New African American Culture Club Starts At Legacy Retirement Community


LEESBURG – The Legacy African American Culture Club (LAACC) has arrived at the 55-year-old retirement community on US HWY 27 in Leesburg, Florida.

It landed with a very informative program that included tasty foods and exciting fellowship Monday, June 19, which is the Juneteenth holiday.

Legacy residents who wanted to bring African American culture and history to their community were responsible for starting the LAACC.

The event included a poetry reading by 9-year-old Daniel Louis Ward, presentations on the Rosenwald Schools, and the Royal Community. Presentations were made by Charles Fields of the Okahumpka Community Organization and Zelma Jenkins respectively.

Exhibits on the Tuskegee Airmen, the Ocoee and Rosewood massacres, and author Joan Merritt’s book, “The Color of Sandy”.

“The purpose of creating the LAACC was to bring African Americans in our community together by having a program that recognized our rich culture and history,” said Lillian Lockette, a Legacy resident and a founding member of the LAACC.

“We received a lot of positive feedback from those  who attended the event, saying, ‘How good it was to see something focus on Juneteenth and our culture’,” continued Ms. Lockette, who also said the cultural foods, like red velvet cake, a red colored drink, collard greens, peas and rice, fried chicken, and creamalicious ice cream enhanced celebrating the historical event.

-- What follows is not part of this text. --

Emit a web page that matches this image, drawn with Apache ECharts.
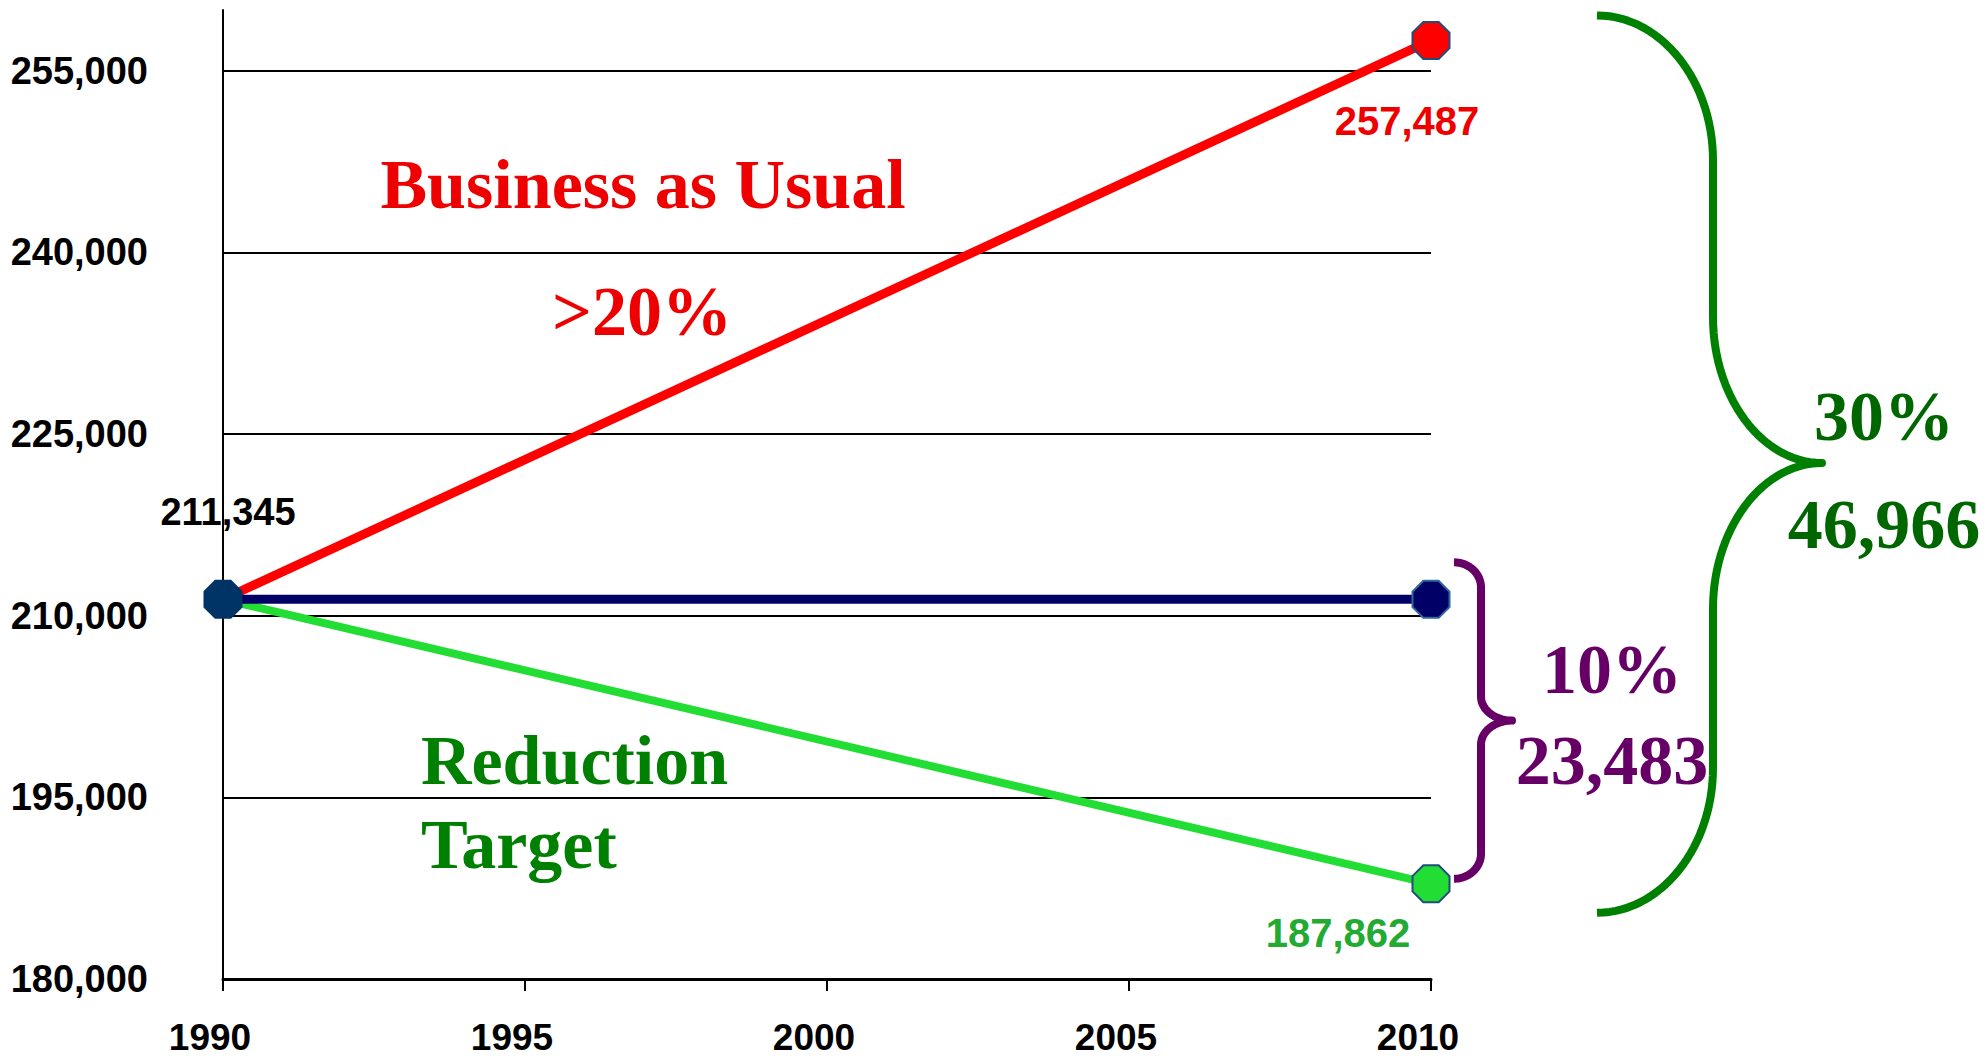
<!DOCTYPE html>
<html>
<head>
<meta charset="utf-8">
<script src="https://cdn.jsdelivr.net/npm/echarts@6/dist/echarts.min.js"></script>
<style>
html,body{margin:0;padding:0;background:#ffffff;}
#chart{width:1988px;height:1062px;}
</style>
</head>
<body>
<div id="chart"></div>
<script>
// ---- data ----
const years = [1990, 2010];
const businessAsUsual = [211345, 257487];
const stabilisation = [211345, 211345];
const reductionTarget = [211345, 187862];
const yRange = [180000, 260000];
const yStep = 15000;
const xRange = [1990, 2010];
const xStep = 5;
const bauTitle = ['Business as Usual', '>20%'];
const targetTitle = ['Reduction', 'Target'];
const gapLabels = ['10%', '23,483'];
const totalLabels = ['30%', '46,966'];

// ---- helpers ----
const fmt = v => Math.round(v).toLocaleString('en-US');
const pairs = arr => years.map((y, i) => [y, arr[i]]);
const octagon = 'path://M2.93,0 L7.07,0 L10,2.93 L10,7.07 L7.07,10 L2.93,10 L0,7.07 L0,2.93 Z';
const sans = '"Liberation Sans", Arial, sans-serif';
const serif = '"Liberation Serif", "Times New Roman", serif';

function seriesData(arr, opts) {
  return pairs(arr).map((p, i) => {
    const item = { value: p };
    if (opts.hideFirst && i === 0) item.symbol = 'none';
    if (opts.firstStyle && i === 0) item.itemStyle = opts.firstStyle;
    if (opts.labelAt === i) item.label = Object.assign({ show: true, formatter: fmt(arr[i]) }, opts.label);
    return item;
  });
}

const chart = echarts.init(document.getElementById('chart'), null, { renderer: 'svg' });

chart.setOption({
  animation: false,
  backgroundColor: '#ffffff',
  grid: { left: 223, right: 557, top: 10, bottom: 83, containLabel: false },
  xAxis: {
    type: 'value', min: xRange[0], max: xRange[1], interval: xStep,
    axisLine: { show: true, lineStyle: { color: '#000', width: 3 } },
    axisTick: { show: true, length: 12, lineStyle: { color: '#000', width: 2 } },
    axisLabel: { margin: 40, color: '#000', fontSize: 37, fontWeight: 'bold', fontFamily: sans,
                 padding: [0, 26, 0, 0], formatter: v => String(v) },
    splitLine: { show: false }
  },
  yAxis: {
    type: 'value', min: yRange[0], max: yRange[1], interval: yStep,
    axisLine: { show: true, lineStyle: { color: '#000', width: 2 } },
    axisTick: { show: false },
    axisLabel: { margin: 75, color: '#000', fontSize: 38, fontWeight: 'bold', fontFamily: sans,
                 showMaxLabel: false, formatter: v => fmt(v) },
    splitLine: { show: true, showMaxLine: false, lineStyle: { color: '#000', width: 2 } }
  },
  series: [
    {
      type: 'line', name: 'Reduction Target',
      data: seriesData(reductionTarget, {
        hideFirst: true, labelAt: 1,
        label: { position: 'inside', offset: [-93, 49], color: '#22aa33', fontSize: 40, fontWeight: 'bold', fontFamily: sans }
      }),
      symbol: octagon, symbolSize: 37,
      lineStyle: { color: '#22dd33', width: 8 },
      itemStyle: { color: '#22dd33', borderColor: '#1f4e79', borderWidth: 2 },
      z: 3
    },
    {
      type: 'line', name: 'Business as Usual',
      data: seriesData(businessAsUsual, {
        hideFirst: true, labelAt: 1,
        label: { position: 'inside', offset: [-24, 81], color: '#ee0000', fontSize: 40, fontWeight: 'bold', fontFamily: sans }
      }),
      symbol: octagon, symbolSize: 37,
      lineStyle: { color: '#ff0000', width: 9 },
      itemStyle: { color: '#ff0000', borderColor: '#1f4e79', borderWidth: 2 },
      z: 4
    },
    {
      type: 'line', name: '1990 level',
      data: seriesData(stabilisation, {
        firstStyle: { color: '#003366', borderColor: '#003366' }, labelAt: 0,
        label: { position: 'inside', offset: [5, -87], color: '#000', fontSize: 38, fontWeight: 'bold', fontFamily: sans }
      }),
      symbol: octagon, symbolSize: 37,
      lineStyle: { color: '#000066', width: 9 },
      itemStyle: { color: '#000066', borderColor: '#336699', borderWidth: 2 },
      z: 5
    }
  ]
});

// ---- annotations anchored to the data scale ----
const px = (x, y) => chart.convertToPixel({ xAxisIndex: 0, yAxisIndex: 0 }, [x, y]);
const pBau = px(years[1], businessAsUsual[1]);
const pStab = px(years[1], stabilisation[1]);
const pTgt = px(years[1], reductionTarget[1]);

function cubic(p0, p1, p2, p3, n, out) {
  for (let i = 1; i <= n; i++) {
    const t = i / n, u = 1 - t;
    out.push([
      u*u*u*p0[0] + 3*u*u*t*p1[0] + 3*u*t*t*p2[0] + t*t*t*p3[0],
      u*u*u*p0[1] + 3*u*u*t*p1[1] + 3*u*t*t*p2[1] + t*t*t*p3[1]
    ]);
  }
}

function bracePoints(xL, xV, xT, yTop, yTip, yBot, hEnd, hMid) {
  const k = 0.55, n = 30;
  const pts = [[xL, yTop]];
  cubic([xL, yTop], [xL + k * (xV - xL), yTop], [xV, yTop + hEnd - k * hEnd], [xV, yTop + hEnd], n, pts);
  pts.push([xV, yTip - hMid]);
  cubic([xV, yTip - hMid], [xV, yTip - hMid + k * hMid], [xT - k * (xT - xV), yTip], [xT, yTip], n, pts);
  cubic([xT, yTip], [xT - k * (xT - xV), yTip], [xV, yTip + hMid - k * hMid], [xV, yTip + hMid], n, pts);
  pts.push([xV, yBot - hEnd]);
  cubic([xV, yBot - hEnd], [xV, yBot - hEnd + k * hEnd], [xL + k * (xV - xL), yBot], [xL, yBot], n, pts);
  return pts;
}

const X = pBau[0];
// purple brace: 10% gap between 1990 level and target
const pTop = pStab[1] - 37, pBot = pTgt[1] - 5;
const pTip = (pTop + pBot) / 2;
// green brace: 30% gap between BAU and target
const gTop = pBau[1] - 25, gBot = pTgt[1] + 29;
const gTip = 463;

function txt(text, x, y, color, size, align) {
  return {
    type: 'text', x: x, y: y, z: 100,
    style: { text: text, fill: color, fontSize: size, fontWeight: 'bold', fontFamily: serif,
             textAlign: align || 'center', textVerticalAlign: 'middle' }
  };
}

chart.setOption({
  graphic: [
    { type: 'polyline', z: 50, shape: { points: bracePoints(X + 23, X + 50, X + 81, pTop, pTip, pBot, 25, 24) },
      style: { fill: null, stroke: '#660066', lineWidth: 8, lineJoin: 'round' } },
    { type: 'polyline', z: 50, shape: { points: bracePoints(X + 166, X + 282, X + 391, gTop, gTip, gBot, 145, 146) },
      style: { fill: null, stroke: '#008000', lineWidth: 8, lineJoin: 'round' } },
    txt(bauTitle[0], 643, 184, '#ee0000', 70),
    txt(bauTitle[1], 642, 311, '#ee0000', 70),
    txt(targetTitle[0], 421, 760, '#008000', 70, 'left'),
    txt(targetTitle[1], 421, 844, '#008000', 70, 'left'),
    txt(gapLabels[0], 1612, 669, '#660066', 70),
    txt(gapLabels[1], 1612, 760, '#660066', 70),
    txt(totalLabels[0], 1884, 416, '#006600', 70),
    txt(totalLabels[1], 1884, 524, '#006600', 70)
  ]
});
</script>
</body>
</html>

“I liked reading the official Juneteenth poem for the program. The food was very good, especially the sweet watermelon, and I had fun learning about Juneteenth,” said Daniel Louis Ward, a 9-year-old program participant.

Ms. Georgette said, “Everyone seemed to enjoy the interesting presentations on the history of Juneteenth and the Rosenwald schools.”

“Juneteenth, a holiday first commemorated in Texas, marks the date in 1865 when enslaved people were read federal orders freeing them under the terms of the 1863 Emancipation Proclamation.”  It took three years for the African American people of Texas to find out that the war had ended and they were free.

President Joe Biden signed the Juneteenth National Independence Day Act in 2021, making it the first new federal holiday since Martin Luther King, Jr. Day was added in 1983.

Founding members of the LAACC are Connie Guyton, Flossie Hurt, Zelma Jenkins, Benita LaMorrell, Lillian Lockette, and Sandra Westbrook.